Signalons le fait suivant, dont la démonstration est très difficile: La théorie ZF, bien que très puissante, ne permet de démontrer ni AC ni sa négation (AC étant l'axiome du choix qui dit que, pour un ensemble non vide E, il existe une application ou fonction de l'ensemble des parties non vides de E dans E telle que le transformé de toute partie soit dans cette partie). Pour construire les mathématiques, il est donc très utile d'adjoindre à ZF l'axiome AC.
Démonstration du théorème de complétude : voici quelques indications ( Le nom du théorème est sans rapport direct avec la définition suivante: une théorie T est complète si elle permet de trancher de toute question, autrement dit si pour toute formule F la théorie T permet de démontrer F ou permet de démontrer non F. Le théorème, lui, dit que ce qui est vrai dans tous les modèles de T est démontrable depuis T. Ainsi toute théorie T parait "complète" au regard de ce qui est vrai dans tous ses modèles).
Notons que le second énoncé implique le premier. En effet, supposons le second énoncé vrai, et soit F une formule satisfaite dans tous les modèles d'une théorie T que nous supposons cohérente. Alors la théorie T + non F, obtenue en adjoignant la formule non F à T, n'a aucun modèle car sinon ce modèle serait modèle de T, donc de F, et satisferait donc F et non F, ce qui est impossible. Donc T + non F n'est pas une théorie cohérente puisque toute théorie cohérente a un modèle. Finalement, comme T + non F conduit à une absurdité, le raisonnement par l'absurde (admis en logique) mène de T à non(non F), c'est à dire à F. Ainsi T permet de démontrer F, et le premier énoncé est démontré.
Maintenant, soit T une théorie cohérente. Nous allons construire un modèle pour T. Pour cela, pour chaque formule "Il existe x tel que F(x)" appartenant ou non à la théorie T, ajoutons à la théorie T la formule: "Il existe x tel que F(x) =>F(c)", ou c est un signe non encore utilisé. Le problème est de savoir si T + cet axiome est encore cohérente. C'est intuitivement facile à admettre, puisque si un x vérifie F(x) on doit pouvoir le désigner par un signe comme c ! Par ailleurs, si T + l'axiome n'était plus cohérente alors T permettrait de démontrer la négation de cet axiome, équivalente à "il existe x tel que F(x) et non F(c)". Comme T pourrait démontrer ainsi non F(c) pour un c inconnu, elle pourrait démontrer "Quel que soit x non F(x)", qui est contraire à "Il existe x tel que F(x)", donc T serait incohérente, d'ou une absurdité.

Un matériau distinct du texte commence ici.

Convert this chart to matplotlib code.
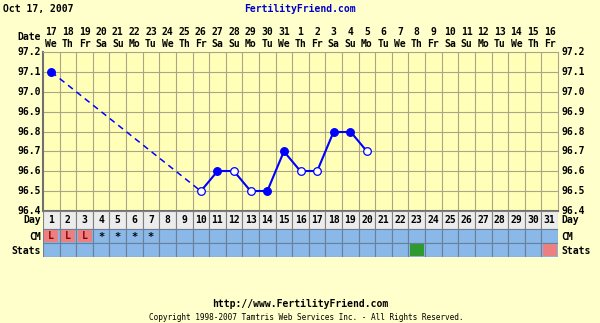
import matplotlib.pyplot as plt
from matplotlib.patches import Rectangle

# chart data
cycle_days = list(range(1, 32))
date_nums = [17, 18, 19, 20, 21, 22, 23, 24, 25, 26, 27, 28, 29, 30, 31,
             1, 2, 3, 4, 5, 6, 7, 8, 9, 10, 11, 12, 13, 14, 15, 16]
weekdays = ["We", "Th", "Fr", "Sa", "Su", "Mo", "Tu", "We", "Th", "Fr", "Sa",
            "Su", "Mo", "Tu", "We", "Th", "Fr", "Sa", "Su", "Mo", "Tu", "We",
            "Th", "Fr", "Sa", "Su", "Mo", "Tu", "We", "Th", "Fr"]
temp_days = [1, 10, 11, 12, 13, 14, 15, 16, 17, 18, 19, 20]
temps = [97.1, 96.5, 96.6, 96.6, 96.5, 96.5, 96.7, 96.6, 96.6, 96.8, 96.8, 96.7]
filled = [True, False, True, False, False, True, True, False, False, True, True, False]
cm_marks = ["L", "L", "L", "*", "*", "*", "*"]
stats_green = [23]
stats_pink = [31]
y_ticks = [96.4, 96.5, 96.6, 96.7, 96.8, 96.9, 97.0, 97.1, 97.2]

W, H = 600, 323
bg = "#ffffcc"
plot_bg = "#ffffb8"
grid_c = "#aaa488"
blue = "#0000ff"
row_blue = "#8ab8e8"
pink = "#ec8080"
mono = "DejaVu Sans Mono"
fs = 7

fig = plt.figure(figsize=(W / 100, H / 100), dpi=100, facecolor=bg)

x0, x1 = 43, 558
y_top, y_bot = 52, 211
ax = fig.add_axes([x0 / W, 1 - y_bot / H, (x1 - x0) / W, (y_bot - y_top) / H])
ax.set_facecolor(plot_bg)
ax.set_xlim(0.5, 31.5)
ax.set_ylim(96.4, 97.2)
for d in range(1, 31):
    ax.axvline(d + 0.5, color=grid_c, lw=0.8, zorder=1)
for t in y_ticks[1:-1]:
    ax.axhline(t, color=grid_c, lw=0.8, zorder=1)
ax.set_xticks([])
ax.set_yticks([])
for s in ax.spines.values():
    s.set_color(grid_c)
ax.spines["left"].set_color("#707070")
ax.spines["left"].set_linewidth(1.5)
ax.spines["bottom"].set_color("#707070")
ax.spines["bottom"].set_linewidth(1.5)

# lines: dashed across gaps, solid on consecutive days
for i in range(len(temp_days) - 1):
    xs = temp_days[i:i + 2]
    ys = temps[i:i + 2]
    style = "-" if xs[1] - xs[0] == 1 else (0, (4, 3))
    lw = 1.5 if style == "-" else 1.1
    ax.plot(xs, ys, color=blue, lw=lw, ls=style, zorder=2)
for d, t, f in zip(temp_days, temps, filled):
    ax.plot(d, t, "o", ms=5.5, mec=blue, mfc=blue if f else "white", mew=0.9, zorder=3)

# tick labels
for t in y_ticks:
    yp = y_bot - (t - 96.4) / 0.8 * (y_bot - y_top)
    fig.text(41 / W, 1 - yp / H, f"{t:.1f}", ha="right", va="center",
             family=mono, weight="bold", fontsize=fs)
    fig.text(561 / W, 1 - yp / H, f"{t:.1f}", ha="left", va="center",
             family=mono, weight="bold", fontsize=fs)

col_w = (x1 - x0) / 31
for i, (n, wd) in enumerate(zip(date_nums, weekdays)):
    xc = x0 + (i + 0.5) * col_w
    fig.text(xc / W, 1 - 32 / H, str(n), ha="center", va="center",
             family=mono, weight="bold", fontsize=fs)
    fig.text(xc / W, 1 - 44 / H, wd, ha="center", va="center",
             family=mono, weight="bold", fontsize=fs)
fig.text(41 / W, 1 - 37 / H, "Date", ha="right", va="center",
         family=mono, weight="bold", fontsize=fs)

# lower table: Day / CM / Stats rows
tb = fig.add_axes([x0 / W, 1 - 257 / H, (x1 - x0) / W, (257 - y_bot) / H])
tb.set_xlim(0.5, 31.5)
tb.set_ylim(0, 3.3)
tb.axis("off")
row_y = {"Day": (2.0, 1.3), "CM": (1.0, 1.0), "Stats": (0.0, 1.0)}
for d in cycle_days:
    y, h = row_y["Day"]
    tb.add_patch(Rectangle((d - 0.5, y), 1, h, fc="#ececec", ec="#808080", lw=0.8))
    tb.text(d, y + h / 2, str(d), ha="center", va="center",
            family=mono, weight="bold", fontsize=fs)
    for row in ["CM", "Stats"]:
        y, h = row_y[row]
        tb.add_patch(Rectangle((d - 0.5, y), 1, h, fc=row_blue, ec="#6a7f98", lw=0.8))
for i, m in enumerate(cm_marks):
    d = i + 1
    y, h = row_y["CM"]
    if m == "L":
        tb.add_patch(Rectangle((d - 0.5 + 0.08, y + 0.08), 0.84, h - 0.16, fc=pink, ec="none"))
        tb.text(d, y + h / 2, "L", ha="center", va="center", color="#8b0000",
                family=mono, weight="bold", fontsize=fs)
    else:
        tb.text(d, y + h / 2 - 0.1, "*", ha="center", va="center",
                family=mono, weight="bold", fontsize=fs + 0.5)
for d in stats_green:
    y, h = row_y["Stats"]
    tb.add_patch(Rectangle((d - 0.5 + 0.08, y + 0.08), 0.84, h - 0.16, fc="#2f9a2f", ec="none"))
for d in stats_pink:
    y, h = row_y["Stats"]
    tb.add_patch(Rectangle((d - 0.5 + 0.08, y + 0.08), 0.84, h - 0.16, fc=pink, ec="none"))

for name, yp in [("Day", 220), ("CM", 237), ("Stats", 251)]:
    fig.text(41 / W, 1 - yp / H, name, ha="right", va="center",
             family=mono, weight="bold", fontsize=fs)
    fig.text(561 / W, 1 - yp / H, name, ha="left", va="center",
             family=mono, weight="bold", fontsize=fs)

# titles and footer
fig.text(3 / W, 1 - 9 / H, "Oct 17, 2007", ha="left", va="center",
         family=mono, weight="bold", fontsize=fs)
fig.text(300 / W, 1 - 9 / H, "FertilityFriend.com", ha="center", va="center",
         family=mono, weight="bold", fontsize=fs, color="#0000cc")
fig.text(300 / W, 1 - 304 / H, "http://www.FertilityFriend.com", ha="center", va="center",
         family=mono, weight="bold", fontsize=fs)
fig.text(306 / W, 1 - 317 / H,
         "Copyright 1998-2007 Tamtris Web Services Inc. - All Rights Reserved.",
         ha="center", va="center", family=mono, fontsize=5.6)

fig.savefig("out.png", dpi=100, facecolor=bg)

Ayant obtenu une théorie cohérente T + l'axiome ajouté, nous pouvons recommencer en ajoutant encore un axiome semblable pour chaque formule en "Il existe". La théorie qui inclut toutes ces théories est, elle aussi, cohérente. Il faut alors la compléter systématiquement en passant en revue toutes les formules et en lui ajoutant celles qui ne lui sont pas contraires . La théorie T* ainsi obtenue est ce que l'on peut appeler une théorie cohérente maximale complète. Appelons C l'ensemble des objets c retenus comme constantes ci-dessus, et décidons pour toute relation R du langage de définir une relation R sur C par imitation. On aura, sur C, ci R cj si la formule ci R cj appartient à T*. On peut alors montrer que C est modèle de T*, donc de T.